As anyone who has had the pleasure of doing web design and development through marketing agencies knows, Flash tends to be wildly popular among clients and wildly unpopular among, well, pretty much everyone else. Part of the reason for this is because Flash is so inherently un-Googleable; anything that goes into a Flash-only site is basically invisible to search engines and therefore, the world. That will no longer be the case, however, as Adobe announced today that it has teamed up with Google and Yahoo to make Flash files indexable by search engines.
This announcement has been a long time coming, as Flash developers have been wishing for ways to make their content searchable for close to a decade. Adobe acknowledges this in its announcement, saying that although search engines are able to index static text and links within Flash SWF files, "[Rich Internet Applications] and dynamic Web content have been generally difficult to fully expose to search engines because of their changing states—a problem also inherent in other RIA technologies."
This announcement may also result in some major usability changes (for the better) for Flash on the web. In a post to its Webmaster Central Blog, Google wrote that it can now index all kinds of textual content in SWF files, like that included in Flash gadgets, buttons, menus, entirely self-contained Flash web sites, "and everything in between." Google can now also follow URLs embedded within Flash files to add to the crawling pipeline. This new indexing technology does not, however, include FLV files (video files that are found on sites like YouTube) because those are generated as videos and don't contain any text elements like an SWF file does.
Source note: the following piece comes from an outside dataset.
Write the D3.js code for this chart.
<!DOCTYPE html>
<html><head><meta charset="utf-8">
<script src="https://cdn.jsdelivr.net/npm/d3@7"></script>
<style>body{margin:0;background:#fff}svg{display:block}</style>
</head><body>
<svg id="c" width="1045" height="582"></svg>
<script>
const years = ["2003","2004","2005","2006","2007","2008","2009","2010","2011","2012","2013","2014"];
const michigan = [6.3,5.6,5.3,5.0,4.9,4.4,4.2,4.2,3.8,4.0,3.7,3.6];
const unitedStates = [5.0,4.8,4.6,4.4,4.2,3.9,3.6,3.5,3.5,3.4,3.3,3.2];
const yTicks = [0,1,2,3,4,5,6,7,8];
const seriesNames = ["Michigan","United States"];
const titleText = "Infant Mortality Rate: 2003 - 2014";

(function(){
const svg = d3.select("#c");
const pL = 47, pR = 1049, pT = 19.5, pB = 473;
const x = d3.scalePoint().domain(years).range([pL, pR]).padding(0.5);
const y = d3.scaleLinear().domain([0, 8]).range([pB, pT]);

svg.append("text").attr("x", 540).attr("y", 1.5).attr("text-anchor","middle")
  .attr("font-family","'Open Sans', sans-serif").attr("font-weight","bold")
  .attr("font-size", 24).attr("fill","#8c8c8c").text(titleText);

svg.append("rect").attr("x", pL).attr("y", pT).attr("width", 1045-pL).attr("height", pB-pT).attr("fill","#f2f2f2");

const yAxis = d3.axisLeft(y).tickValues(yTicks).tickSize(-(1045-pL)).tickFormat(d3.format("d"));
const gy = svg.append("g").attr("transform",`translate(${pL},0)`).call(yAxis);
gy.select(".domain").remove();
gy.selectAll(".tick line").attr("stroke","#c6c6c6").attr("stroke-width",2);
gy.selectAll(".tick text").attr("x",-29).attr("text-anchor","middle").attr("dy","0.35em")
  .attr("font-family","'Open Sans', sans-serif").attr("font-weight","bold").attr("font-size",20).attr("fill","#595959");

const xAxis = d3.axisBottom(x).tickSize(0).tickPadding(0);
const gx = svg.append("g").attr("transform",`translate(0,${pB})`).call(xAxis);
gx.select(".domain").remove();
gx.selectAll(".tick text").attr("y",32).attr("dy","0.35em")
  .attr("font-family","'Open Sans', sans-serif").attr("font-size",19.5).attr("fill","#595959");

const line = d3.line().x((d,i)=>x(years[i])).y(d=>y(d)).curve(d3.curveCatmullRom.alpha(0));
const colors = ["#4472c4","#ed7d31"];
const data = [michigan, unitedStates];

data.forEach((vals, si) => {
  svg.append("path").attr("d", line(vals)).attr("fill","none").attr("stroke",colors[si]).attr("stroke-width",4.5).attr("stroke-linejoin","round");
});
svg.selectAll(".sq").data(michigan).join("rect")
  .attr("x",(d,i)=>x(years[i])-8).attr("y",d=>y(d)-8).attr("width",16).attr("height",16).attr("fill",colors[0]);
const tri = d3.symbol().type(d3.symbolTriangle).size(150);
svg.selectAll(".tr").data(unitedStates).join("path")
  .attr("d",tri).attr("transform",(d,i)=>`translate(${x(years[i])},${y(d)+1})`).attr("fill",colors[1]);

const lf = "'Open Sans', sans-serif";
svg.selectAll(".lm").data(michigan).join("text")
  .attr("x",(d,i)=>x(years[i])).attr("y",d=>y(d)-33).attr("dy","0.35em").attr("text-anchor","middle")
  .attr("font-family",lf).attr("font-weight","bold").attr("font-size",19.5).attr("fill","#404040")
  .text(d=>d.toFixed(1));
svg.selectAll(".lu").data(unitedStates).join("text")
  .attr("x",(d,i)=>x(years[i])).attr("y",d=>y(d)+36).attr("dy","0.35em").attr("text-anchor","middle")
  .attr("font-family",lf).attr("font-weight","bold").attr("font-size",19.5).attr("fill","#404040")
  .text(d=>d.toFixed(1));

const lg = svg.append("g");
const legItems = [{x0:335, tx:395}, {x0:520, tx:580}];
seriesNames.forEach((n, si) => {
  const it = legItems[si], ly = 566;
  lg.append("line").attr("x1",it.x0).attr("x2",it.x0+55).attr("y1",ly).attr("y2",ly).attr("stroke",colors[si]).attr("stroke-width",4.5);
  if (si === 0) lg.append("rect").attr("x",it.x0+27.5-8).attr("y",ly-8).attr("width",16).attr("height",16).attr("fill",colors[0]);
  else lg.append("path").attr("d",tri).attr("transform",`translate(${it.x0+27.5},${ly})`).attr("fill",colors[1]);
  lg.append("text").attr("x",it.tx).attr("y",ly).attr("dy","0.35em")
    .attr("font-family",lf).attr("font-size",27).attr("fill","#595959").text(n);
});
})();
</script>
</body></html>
Google says it's able to do this by developing an algorithm that "explores Flash files in the same way that a person would," by clicking buttons and manually going through Flash content. "Our algorithm remembers all of the text that it encounters along the way, and that content is then available to be indexed," wrote the company. "We can't tell you all of the proprietary details, but we can tell you that the algorithm's effectiveness was improved by utilizing Adobe's new Searchable SWF library."
Of course, Google (and eventually Yahoo) won't be able to index everything embedded within a Flash file—at least not yet. Anything that is image-related, including text that is embedded into images, will be invisible to the search engines for the time being. Google also noted that it can't execute certain JavaScripts that may be embedded into a Flash file, and that while it indexes content that is contained in a separate HTML or XML file, it won't be counted as part of the content in the Flash file. These are all issues that are being worked on, however, and are likely to change in the future.
Yahoo is also working with Adobe to index SWF files, but doesn't appear to be as far along as Google just yet. One player that is noticeably missing is Microsoft, though. From Adobe's announcement and the language used by Google, it appears as if each search engine has to work with Adobe to make this possible—meaning that Microsoft has either been excluded by Adobe for this round or has decided to voluntarily sit this one out. Either way, with searchable SWF files down, usability experts can now focus all of their attention on other Flash-related concerns, like blatant design perversion and excessive animation abuse.